CHALLENGE
Restate the whole of the material. Keep every word, and drop the pictures.

DATA EXTRACT
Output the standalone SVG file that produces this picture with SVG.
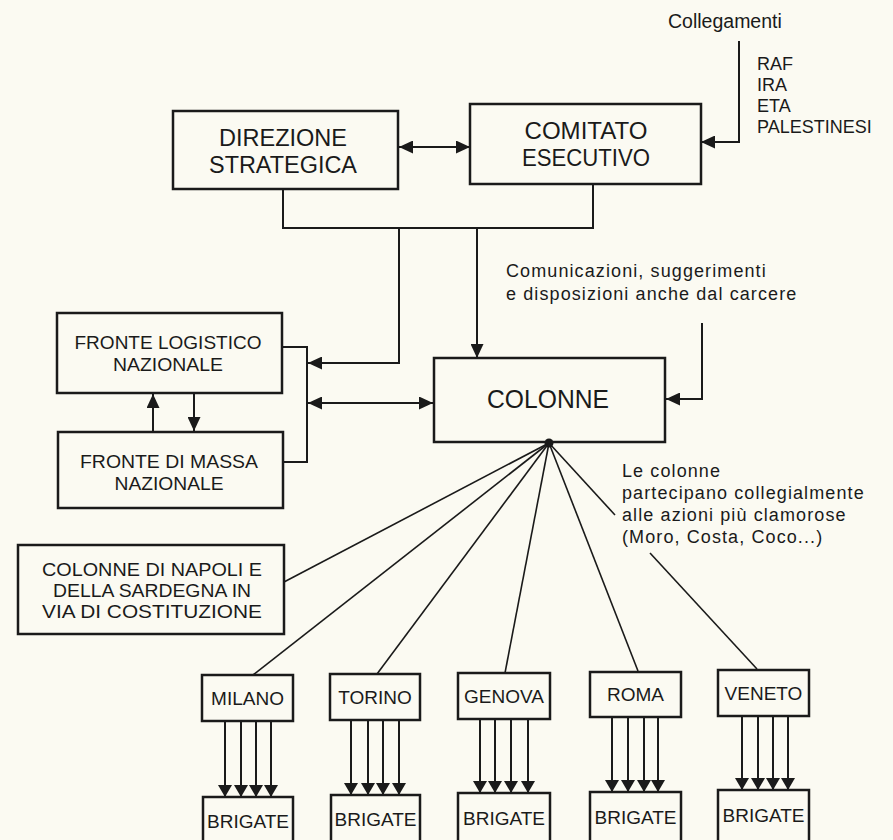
<svg xmlns="http://www.w3.org/2000/svg" width="893" height="840" viewBox="0 0 893 840">
<defs>
<marker id="ah" viewBox="0 0 14 13" refX="14" refY="6.5" markerWidth="14" markerHeight="13" markerUnits="userSpaceOnUse" orient="auto-start-reverse">
<path d="M0,0 L14,6.5 L0,13 Z" fill="#1a1a1a"/>
</marker>
<marker id="ahs" viewBox="0 0 12 14" refX="12" refY="7" markerWidth="12" markerHeight="14" markerUnits="userSpaceOnUse" orient="auto">
<path d="M0,0 L12,7 L0,14 Z" fill="#1a1a1a"/>
</marker>
<style>
.box{fill:none;stroke:#1a1a1a;stroke-width:2.5}
.ln{fill:none;stroke:#1a1a1a;stroke-width:2}
.thin{fill:none;stroke:#1a1a1a;stroke-width:1.6}
.arr{marker-end:url(#ah)}
.sarr{marker-end:url(#ahs)}
.dbl{marker-start:url(#ah);marker-end:url(#ah)}
text{font-family:"Liberation Sans",Arial,Helvetica,sans-serif;fill:#1a1a1a}
.big{font-size:23px;text-anchor:middle}
.col{font-size:25px;text-anchor:middle}
.mid{font-size:18.5px;text-anchor:middle}
.sm{font-size:19px;text-anchor:middle}
.nap{font-size:18px;text-anchor:middle}
.note{font-size:18px;letter-spacing:1.1px}
.lab{font-size:18px}
</style>
</defs>
<rect x="0" y="0" width="893" height="840" fill="#fbfaf2"/>

<g id="connectors">
<path class="ln arr" d="M739,41 L739,142 L701,142"/>
<path class="ln dbl" d="M399,147 L470,147"/>
<path class="ln" d="M283,189 L283,228 L593,228 L593,184"/>
<path class="ln arr" d="M399,228 L399,363 L308,363"/>
<path class="ln arr" d="M477,228 L477,358"/>
<path class="ln" d="M282,347 L307,347 L307,462 L283,462"/>
<path class="ln dbl" d="M308,403 L433,403"/>
<path class="ln arr" d="M153,432 L153,394"/>
<path class="ln arr" d="M194,393 L194,431"/>
<path class="ln arr" d="M702,323 L702,399 L666,399"/>
<circle cx="549" cy="443" r="4.5" fill="#1a1a1a"/>
<path class="thin" d="M549,443 L284,582"/>
<path class="thin" d="M549,443 L253,675"/>
<path class="thin" d="M549,443 L377,674"/>
<path class="thin" d="M549,443 L505,673"/>
<path class="thin" d="M549,443 L638,671"/>
<path class="thin" d="M549,443 L615,515"/>
<path class="thin" d="M650,553 L757,669"/>
<g class="ln">
<path class="sarr" d="M225,721 L225,797"/><path class="sarr" d="M241,721 L241,797"/><path class="sarr" d="M256,721 L256,797"/><path class="sarr" d="M271,721 L271,797"/>
<path class="sarr" d="M351,720 L351,795"/><path class="sarr" d="M368,720 L368,795"/><path class="sarr" d="M383,720 L383,795"/><path class="sarr" d="M399,720 L399,795"/>
<path class="sarr" d="M480,719 L480,793"/><path class="sarr" d="M495,719 L495,793"/><path class="sarr" d="M511,719 L511,793"/><path class="sarr" d="M528,719 L528,793"/>
<path class="sarr" d="M612,717 L612,792"/><path class="sarr" d="M628,717 L628,792"/><path class="sarr" d="M644,717 L644,792"/><path class="sarr" d="M658,717 L658,792"/>
<path class="sarr" d="M742,716 L742,790"/><path class="sarr" d="M758,716 L758,790"/><path class="sarr" d="M773,716 L773,790"/><path class="sarr" d="M788,716 L788,790"/>
</g>
</g>

<g id="collegamenti">
<text class="lab" x="668" y="28" style="font-size:19.5px">Collegamenti</text>
<text class="lab" x="757" y="70">RAF</text>
<text class="lab" x="757" y="91">IRA</text>
<text class="lab" x="757" y="112">ETA</text>
<text class="lab" x="757" y="133">PALESTINESI</text>
</g>

<g id="direzione">
<rect class="box" x="173" y="111" width="225" height="78"/>
<text class="big" x="283" y="146" textLength="128" lengthAdjust="spacingAndGlyphs">DIREZIONE</text>
<text class="big" x="283" y="173" textLength="148" lengthAdjust="spacingAndGlyphs">STRATEGICA</text>
</g>

<g id="comitato">
<rect class="box" x="470" y="104" width="231" height="80"/>
<text class="big" x="586" y="139" textLength="123" lengthAdjust="spacingAndGlyphs">COMITATO</text>
<text class="big" x="586" y="166" textLength="128" lengthAdjust="spacingAndGlyphs">ESECUTIVO</text>
</g>

<g id="fronte-logistico">
<rect class="box" x="57" y="313" width="225" height="80"/>
<text class="mid" x="168" y="349" textLength="187" lengthAdjust="spacingAndGlyphs">FRONTE LOGISTICO</text>
<text class="mid" x="168" y="371" textLength="110" lengthAdjust="spacingAndGlyphs">NAZIONALE</text>
</g>

<g id="fronte-massa">
<rect class="box" x="58" y="432" width="225" height="76"/>
<text class="mid" x="169" y="468" textLength="178" lengthAdjust="spacingAndGlyphs">FRONTE DI MASSA</text>
<text class="mid" x="169" y="490" textLength="109" lengthAdjust="spacingAndGlyphs">NAZIONALE</text>
</g>

<g id="colonne">
<rect class="box" x="434" y="358" width="231" height="84"/>
<text class="col" x="548" y="408" textLength="122" lengthAdjust="spacingAndGlyphs">COLONNE</text>
</g>

<g id="nota-carcere">
<text class="note" x="506" y="277">Comunicazioni, suggerimenti</text>
<text class="note" x="506" y="300">e disposizioni anche dal carcere</text>
</g>

<g id="nota-azioni">
<text class="note" x="622" y="477">Le colonne</text>
<text class="note" x="622" y="499">partecipano collegialmente</text>
<text class="note" x="622" y="521">alle azioni più clamorose</text>
<text class="note" x="622" y="543">(Moro, Costa, Coco...)</text>
</g>

<g id="napoli-sardegna">
<rect class="box" x="18" y="545" width="266" height="89"/>
<text class="nap" x="152" y="576" textLength="220" lengthAdjust="spacingAndGlyphs">COLONNE DI NAPOLI E</text>
<text class="nap" x="152" y="597" textLength="198" lengthAdjust="spacingAndGlyphs">DELLA SARDEGNA IN</text>
<text class="nap" x="152" y="618" textLength="220" lengthAdjust="spacingAndGlyphs">VIA DI COSTITUZIONE</text>
</g>

<g id="milano">
<rect class="box" x="202" y="675" width="91" height="46"/>
<text class="sm" x="247.5" y="705">MILANO</text>
</g>
<g id="torino">
<rect class="box" x="330" y="674" width="90" height="46"/>
<text class="sm" x="375" y="704">TORINO</text>
</g>
<g id="genova">
<rect class="box" x="458" y="673" width="92" height="46"/>
<text class="sm" x="504" y="703">GENOVA</text>
</g>
<g id="roma">
<rect class="box" x="590" y="672" width="91" height="45"/>
<text class="sm" x="635.5" y="701">ROMA</text>
</g>
<g id="veneto">
<rect class="box" x="718" y="670" width="91" height="46"/>
<text class="sm" x="763.5" y="700">VENETO</text>
</g>

<g id="brigate-milano">
<rect class="box" x="203" y="797" width="90" height="50"/>
<text class="sm" x="248" y="828">BRIGATE</text>
</g>
<g id="brigate-torino">
<rect class="box" x="331" y="795" width="89" height="52"/>
<text class="sm" x="375.5" y="826">BRIGATE</text>
</g>
<g id="brigate-genova">
<rect class="box" x="458" y="793" width="92" height="54"/>
<text class="sm" x="504" y="825">BRIGATE</text>
</g>
<g id="brigate-roma">
<rect class="box" x="590" y="792" width="91" height="55"/>
<text class="sm" x="635.5" y="824">BRIGATE</text>
</g>
<g id="brigate-veneto">
<rect class="box" x="718" y="790" width="91" height="57"/>
<text class="sm" x="763.5" y="822">BRIGATE</text>
</g>
</svg>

RESULT BELOW
Output the standalone SVG file that produces this picture with SVG.
<svg xmlns="http://www.w3.org/2000/svg" width="893" height="840" viewBox="0 0 893 840">
<defs>
<marker id="ah" viewBox="0 0 14 13" refX="14" refY="6.5" markerWidth="14" markerHeight="13" markerUnits="userSpaceOnUse" orient="auto-start-reverse">
<path d="M0,0 L14,6.5 L0,13 Z" fill="#1a1a1a"/>
</marker>
<marker id="ahs" viewBox="0 0 12 14" refX="12" refY="7" markerWidth="12" markerHeight="14" markerUnits="userSpaceOnUse" orient="auto">
<path d="M0,0 L12,7 L0,14 Z" fill="#1a1a1a"/>
</marker>
<style>
.box{fill:none;stroke:#1a1a1a;stroke-width:2.5}
.ln{fill:none;stroke:#1a1a1a;stroke-width:2}
.thin{fill:none;stroke:#1a1a1a;stroke-width:1.6}
.arr{marker-end:url(#ah)}
.sarr{marker-end:url(#ahs)}
.dbl{marker-start:url(#ah);marker-end:url(#ah)}
text{font-family:"Liberation Sans",Arial,Helvetica,sans-serif;fill:#1a1a1a}
.big{font-size:23px;text-anchor:middle}
.col{font-size:25px;text-anchor:middle}
.mid{font-size:18.5px;text-anchor:middle}
.sm{font-size:19px;text-anchor:middle}
.nap{font-size:18px;text-anchor:middle}
.note{font-size:18px;letter-spacing:1.1px}
.lab{font-size:18px}
</style>
</defs>
<rect x="0" y="0" width="893" height="840" fill="#fbfaf2"/>

<g id="connectors">
<path class="ln arr" d="M739,41 L739,142 L701,142"/>
<path class="ln dbl" d="M399,147 L470,147"/>
<path class="ln" d="M283,189 L283,228 L593,228 L593,184"/>
<path class="ln arr" d="M399,228 L399,363 L308,363"/>
<path class="ln arr" d="M477,228 L477,358"/>
<path class="ln" d="M282,347 L307,347 L307,462 L283,462"/>
<path class="ln dbl" d="M308,403 L433,403"/>
<path class="ln arr" d="M153,432 L153,394"/>
<path class="ln arr" d="M194,393 L194,431"/>
<path class="ln arr" d="M702,323 L702,399 L666,399"/>
<circle cx="549" cy="443" r="4.5" fill="#1a1a1a"/>
<path class="thin" d="M549,443 L284,582"/>
<path class="thin" d="M549,443 L253,675"/>
<path class="thin" d="M549,443 L377,674"/>
<path class="thin" d="M549,443 L505,673"/>
<path class="thin" d="M549,443 L638,671"/>
<path class="thin" d="M549,443 L615,515"/>
<path class="thin" d="M650,553 L757,669"/>
<g class="ln">
<path class="sarr" d="M225,721 L225,797"/><path class="sarr" d="M241,721 L241,797"/><path class="sarr" d="M256,721 L256,797"/><path class="sarr" d="M271,721 L271,797"/>
<path class="sarr" d="M351,720 L351,795"/><path class="sarr" d="M368,720 L368,795"/><path class="sarr" d="M383,720 L383,795"/><path class="sarr" d="M399,720 L399,795"/>
<path class="sarr" d="M480,719 L480,793"/><path class="sarr" d="M495,719 L495,793"/><path class="sarr" d="M511,719 L511,793"/><path class="sarr" d="M528,719 L528,793"/>
<path class="sarr" d="M612,717 L612,792"/><path class="sarr" d="M628,717 L628,792"/><path class="sarr" d="M644,717 L644,792"/><path class="sarr" d="M658,717 L658,792"/>
<path class="sarr" d="M742,716 L742,790"/><path class="sarr" d="M758,716 L758,790"/><path class="sarr" d="M773,716 L773,790"/><path class="sarr" d="M788,716 L788,790"/>
</g>
</g>

<g id="collegamenti">
<text class="lab" x="668" y="28" style="font-size:19.5px">Collegamenti</text>
<text class="lab" x="757" y="70">RAF</text>
<text class="lab" x="757" y="91">IRA</text>
<text class="lab" x="757" y="112">ETA</text>
<text class="lab" x="757" y="133">PALESTINESI</text>
</g>

<g id="direzione">
<rect class="box" x="173" y="111" width="225" height="78"/>
<text class="big" x="283" y="146" textLength="128" lengthAdjust="spacingAndGlyphs">DIREZIONE</text>
<text class="big" x="283" y="173" textLength="148" lengthAdjust="spacingAndGlyphs">STRATEGICA</text>
</g>

<g id="comitato">
<rect class="box" x="470" y="104" width="231" height="80"/>
<text class="big" x="586" y="139" textLength="123" lengthAdjust="spacingAndGlyphs">COMITATO</text>
<text class="big" x="586" y="166" textLength="128" lengthAdjust="spacingAndGlyphs">ESECUTIVO</text>
</g>

<g id="fronte-logistico">
<rect class="box" x="57" y="313" width="225" height="80"/>
<text class="mid" x="168" y="349" textLength="187" lengthAdjust="spacingAndGlyphs">FRONTE LOGISTICO</text>
<text class="mid" x="168" y="371" textLength="110" lengthAdjust="spacingAndGlyphs">NAZIONALE</text>
</g>

<g id="fronte-massa">
<rect class="box" x="58" y="432" width="225" height="76"/>
<text class="mid" x="169" y="468" textLength="178" lengthAdjust="spacingAndGlyphs">FRONTE DI MASSA</text>
<text class="mid" x="169" y="490" textLength="109" lengthAdjust="spacingAndGlyphs">NAZIONALE</text>
</g>

<g id="colonne">
<rect class="box" x="434" y="358" width="231" height="84"/>
<text class="col" x="548" y="408" textLength="122" lengthAdjust="spacingAndGlyphs">COLONNE</text>
</g>

<g id="nota-carcere">
<text class="note" x="506" y="277">Comunicazioni, suggerimenti</text>
<text class="note" x="506" y="300">e disposizioni anche dal carcere</text>
</g>

<g id="nota-azioni">
<text class="note" x="622" y="477">Le colonne</text>
<text class="note" x="622" y="499">partecipano collegialmente</text>
<text class="note" x="622" y="521">alle azioni più clamorose</text>
<text class="note" x="622" y="543">(Moro, Costa, Coco...)</text>
</g>

<g id="napoli-sardegna">
<rect class="box" x="18" y="545" width="266" height="89"/>
<text class="nap" x="152" y="576" textLength="220" lengthAdjust="spacingAndGlyphs">COLONNE DI NAPOLI E</text>
<text class="nap" x="152" y="597" textLength="198" lengthAdjust="spacingAndGlyphs">DELLA SARDEGNA IN</text>
<text class="nap" x="152" y="618" textLength="220" lengthAdjust="spacingAndGlyphs">VIA DI COSTITUZIONE</text>
</g>

<g id="milano">
<rect class="box" x="202" y="675" width="91" height="46"/>
<text class="sm" x="247.5" y="705">MILANO</text>
</g>
<g id="torino">
<rect class="box" x="330" y="674" width="90" height="46"/>
<text class="sm" x="375" y="704">TORINO</text>
</g>
<g id="genova">
<rect class="box" x="458" y="673" width="92" height="46"/>
<text class="sm" x="504" y="703">GENOVA</text>
</g>
<g id="roma">
<rect class="box" x="590" y="672" width="91" height="45"/>
<text class="sm" x="635.5" y="701">ROMA</text>
</g>
<g id="veneto">
<rect class="box" x="718" y="670" width="91" height="46"/>
<text class="sm" x="763.5" y="700">VENETO</text>
</g>

<g id="brigate-milano">
<rect class="box" x="203" y="797" width="90" height="50"/>
<text class="sm" x="248" y="828">BRIGATE</text>
</g>
<g id="brigate-torino">
<rect class="box" x="331" y="795" width="89" height="52"/>
<text class="sm" x="375.5" y="826">BRIGATE</text>
</g>
<g id="brigate-genova">
<rect class="box" x="458" y="793" width="92" height="54"/>
<text class="sm" x="504" y="825">BRIGATE</text>
</g>
<g id="brigate-roma">
<rect class="box" x="590" y="792" width="91" height="55"/>
<text class="sm" x="635.5" y="824">BRIGATE</text>
</g>
<g id="brigate-veneto">
<rect class="box" x="718" y="790" width="91" height="57"/>
<text class="sm" x="763.5" y="822">BRIGATE</text>
</g>
</svg>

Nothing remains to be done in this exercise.